Butler makes several qualifications in their analysis, repeatedly going beyond conventional criticism to arrive at a much larger and broader criticism. Butler is in favor of a regard for the law, but they also think that the law as it stands requires revision. Specifically, the international law of the Geneva Convention must not function as the means by which human rights are both recognized and protected and refused and denied, as it does now. Because the Geneva Convention is grounded in recognition of subjects by way of their membership within recognized nation-states, it privileges political status over human status. Thus, it is not enough to say that the law must be upheld. International law must change, and it must find a way to function beyond the framing of nation-states.

Similarly, Butler is in favor of human rights, but thinks our approach to the human must be revised. Though Butler is not explicit about the revision, their focus on loss and vulnerability approaches humans not in terms of capacity first but, instead, incapacity.
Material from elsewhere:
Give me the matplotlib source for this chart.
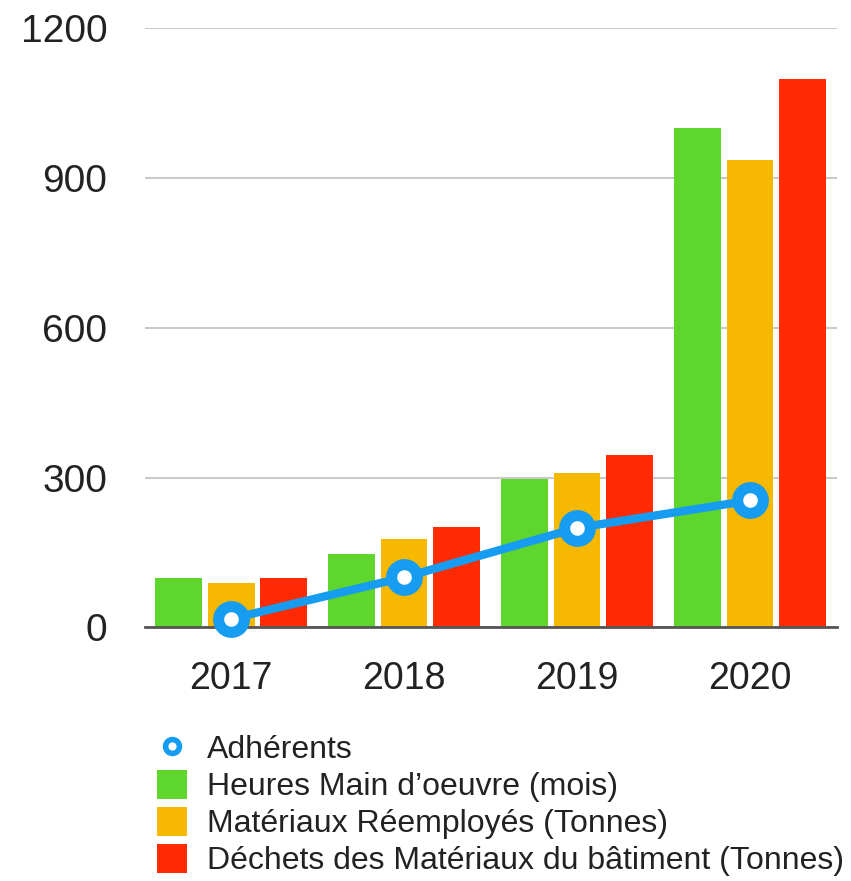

In this way, Butler further develops the theme of Vulnerability and Dispossession as the Foundation for Ethical Action: It is in the exposure to the world—in vulnerability—that ethics lies. Rather than an approach that posits humans in relation to their supposed reason, cognition, etc., Butler approaches humans through their woundedness and loss, which creates a state of unknowingness. This is a departure from more traditional notions of humanity that posit human exceptionalism.

Butler thus poses challenges to international law, US law, and definitions of the human in this chapter.